OpenMPI issues

Noctua 1

  • when using ls1 Mardyn compiled with GCC 11.2.0 and OpenMPI 4.1.1 there can be a memory leak in a few mpi-ranks that will eventually kill the simulation because it runs out of memory. Other combinations of GCC and OpenMPI might be affected, too.

    • A suitable workaround is to use the Intel compilers and Intel MPI.

Noctua 2

  • Errors/Warnings when using /tmp for example by OpenMPI:

    • Background: To guarantee a sufficient isolation between user, jobs and nodes the /tmp directory is redirected to an isolated directory on the parallel file system that only exists during the compute job. Some programs might expect /tmp to reside in main memory and might issue a warning or an error if it isn’t.

    • Workaround:

      • for OpenMP:

        • If you compile OpenMPI yourself and run programs with mpirun, please include “orte_tmpdir_base = /dev/shm” in your openmpi-mca-params.conf.

        • If you compile OpenMPI yourself and run programs with srun, please make sure that you have compiled OpenMPI with PMIx-support. We have set SLURM_PMIX_TMPDIR="/dev/shm” globally which will become effective then.

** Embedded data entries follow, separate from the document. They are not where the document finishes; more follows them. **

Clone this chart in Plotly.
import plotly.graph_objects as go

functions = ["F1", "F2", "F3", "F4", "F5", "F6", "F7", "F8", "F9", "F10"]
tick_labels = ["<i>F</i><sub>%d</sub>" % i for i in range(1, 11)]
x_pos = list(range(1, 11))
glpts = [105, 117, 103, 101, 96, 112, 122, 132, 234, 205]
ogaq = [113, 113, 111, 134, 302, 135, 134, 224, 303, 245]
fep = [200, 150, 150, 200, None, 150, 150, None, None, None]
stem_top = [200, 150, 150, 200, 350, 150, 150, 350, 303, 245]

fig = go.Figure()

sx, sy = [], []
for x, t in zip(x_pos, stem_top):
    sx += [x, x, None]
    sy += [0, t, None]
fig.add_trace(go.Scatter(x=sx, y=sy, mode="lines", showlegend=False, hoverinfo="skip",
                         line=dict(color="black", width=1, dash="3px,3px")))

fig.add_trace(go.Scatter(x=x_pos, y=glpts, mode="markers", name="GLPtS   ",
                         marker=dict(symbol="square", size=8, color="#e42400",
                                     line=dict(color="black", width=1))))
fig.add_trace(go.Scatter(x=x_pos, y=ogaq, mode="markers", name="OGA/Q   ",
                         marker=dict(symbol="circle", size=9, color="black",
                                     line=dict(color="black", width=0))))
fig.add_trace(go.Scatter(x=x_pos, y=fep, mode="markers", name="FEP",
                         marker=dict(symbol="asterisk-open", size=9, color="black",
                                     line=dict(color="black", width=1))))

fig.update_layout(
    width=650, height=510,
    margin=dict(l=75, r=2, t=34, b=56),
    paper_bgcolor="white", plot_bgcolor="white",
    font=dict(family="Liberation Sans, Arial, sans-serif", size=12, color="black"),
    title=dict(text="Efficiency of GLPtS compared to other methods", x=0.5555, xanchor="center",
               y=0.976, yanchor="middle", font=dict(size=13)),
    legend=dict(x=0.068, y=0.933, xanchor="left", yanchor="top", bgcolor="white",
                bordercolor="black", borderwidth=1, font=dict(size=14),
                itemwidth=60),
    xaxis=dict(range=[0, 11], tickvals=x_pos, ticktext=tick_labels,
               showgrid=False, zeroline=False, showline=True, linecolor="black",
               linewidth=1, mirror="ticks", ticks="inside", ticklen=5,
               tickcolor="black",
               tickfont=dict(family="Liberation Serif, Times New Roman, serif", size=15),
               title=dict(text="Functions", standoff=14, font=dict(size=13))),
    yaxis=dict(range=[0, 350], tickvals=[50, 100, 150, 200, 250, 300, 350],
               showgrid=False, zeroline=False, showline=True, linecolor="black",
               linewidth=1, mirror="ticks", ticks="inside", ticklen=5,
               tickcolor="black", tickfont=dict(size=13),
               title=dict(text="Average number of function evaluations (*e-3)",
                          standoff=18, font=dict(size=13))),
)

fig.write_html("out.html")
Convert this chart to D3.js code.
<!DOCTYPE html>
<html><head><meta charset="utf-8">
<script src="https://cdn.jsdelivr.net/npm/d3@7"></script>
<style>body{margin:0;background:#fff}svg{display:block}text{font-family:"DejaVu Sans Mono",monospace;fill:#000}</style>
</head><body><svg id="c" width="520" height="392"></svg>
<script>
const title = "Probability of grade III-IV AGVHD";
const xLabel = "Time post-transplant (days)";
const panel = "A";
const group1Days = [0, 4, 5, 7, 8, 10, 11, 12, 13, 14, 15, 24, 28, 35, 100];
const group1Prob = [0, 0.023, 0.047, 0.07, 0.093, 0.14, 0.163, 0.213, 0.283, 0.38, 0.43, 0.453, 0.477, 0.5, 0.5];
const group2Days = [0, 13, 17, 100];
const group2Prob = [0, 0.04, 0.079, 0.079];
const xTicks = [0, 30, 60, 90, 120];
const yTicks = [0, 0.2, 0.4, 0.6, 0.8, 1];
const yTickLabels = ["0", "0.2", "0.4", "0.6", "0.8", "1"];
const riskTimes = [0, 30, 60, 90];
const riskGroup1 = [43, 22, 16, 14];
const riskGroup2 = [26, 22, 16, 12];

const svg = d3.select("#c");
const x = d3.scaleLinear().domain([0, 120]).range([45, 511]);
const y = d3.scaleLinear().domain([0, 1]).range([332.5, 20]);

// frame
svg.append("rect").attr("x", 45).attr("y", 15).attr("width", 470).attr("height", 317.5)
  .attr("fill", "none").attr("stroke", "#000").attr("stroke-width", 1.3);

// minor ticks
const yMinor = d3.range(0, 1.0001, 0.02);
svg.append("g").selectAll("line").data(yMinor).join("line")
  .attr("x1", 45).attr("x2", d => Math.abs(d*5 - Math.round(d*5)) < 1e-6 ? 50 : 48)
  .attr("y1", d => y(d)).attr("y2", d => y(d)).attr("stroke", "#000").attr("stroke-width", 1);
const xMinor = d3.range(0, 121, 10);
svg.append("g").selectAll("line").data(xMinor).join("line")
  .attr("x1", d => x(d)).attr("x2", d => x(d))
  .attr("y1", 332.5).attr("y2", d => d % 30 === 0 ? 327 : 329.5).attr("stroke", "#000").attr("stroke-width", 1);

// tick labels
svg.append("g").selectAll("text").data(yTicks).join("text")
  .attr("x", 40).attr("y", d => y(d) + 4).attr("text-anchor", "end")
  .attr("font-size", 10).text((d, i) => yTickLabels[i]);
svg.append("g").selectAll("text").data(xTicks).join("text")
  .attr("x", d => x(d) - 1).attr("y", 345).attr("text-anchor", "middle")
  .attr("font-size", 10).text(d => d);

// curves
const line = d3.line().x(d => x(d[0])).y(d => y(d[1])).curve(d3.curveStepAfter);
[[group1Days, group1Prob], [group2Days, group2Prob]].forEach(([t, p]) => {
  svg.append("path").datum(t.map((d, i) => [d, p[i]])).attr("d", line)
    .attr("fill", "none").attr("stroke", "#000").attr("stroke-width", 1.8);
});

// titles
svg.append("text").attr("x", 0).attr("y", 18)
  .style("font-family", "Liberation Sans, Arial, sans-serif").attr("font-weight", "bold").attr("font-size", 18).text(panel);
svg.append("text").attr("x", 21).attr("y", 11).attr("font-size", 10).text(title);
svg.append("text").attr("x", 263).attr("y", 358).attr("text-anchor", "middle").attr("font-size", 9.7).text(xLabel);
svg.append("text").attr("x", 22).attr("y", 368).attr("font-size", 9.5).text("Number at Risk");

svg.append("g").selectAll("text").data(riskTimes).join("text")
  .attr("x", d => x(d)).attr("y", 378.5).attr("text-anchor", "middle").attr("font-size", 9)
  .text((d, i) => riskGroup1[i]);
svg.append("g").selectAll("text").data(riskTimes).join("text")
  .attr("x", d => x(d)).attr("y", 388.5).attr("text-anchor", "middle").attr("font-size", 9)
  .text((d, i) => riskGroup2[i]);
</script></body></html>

  • OpenMPI on gpu partition:

    • Occasionally MPI jobs may fail on the gpu partition due to UCX error messages such as (We are investigating the issue):

      [1648816196.947405] [n2gpu1201:476591:0] mm_posix.c:206 UCX ERROR open(file_name=/proc/476593/fd/44 flags=0x0) failed: No such file or directory [1648816196.947422] [n2gpu1201:476591:0] mm_ep.c:158 UCX ERROR mm ep failed to connect to remote FIFO id 0xc000000b000745b1: Shared memory error ...
  • Some applications might not flush their output into stdout/stderr. In these cases please use the srun option -u or --unbuffered in your job scripts.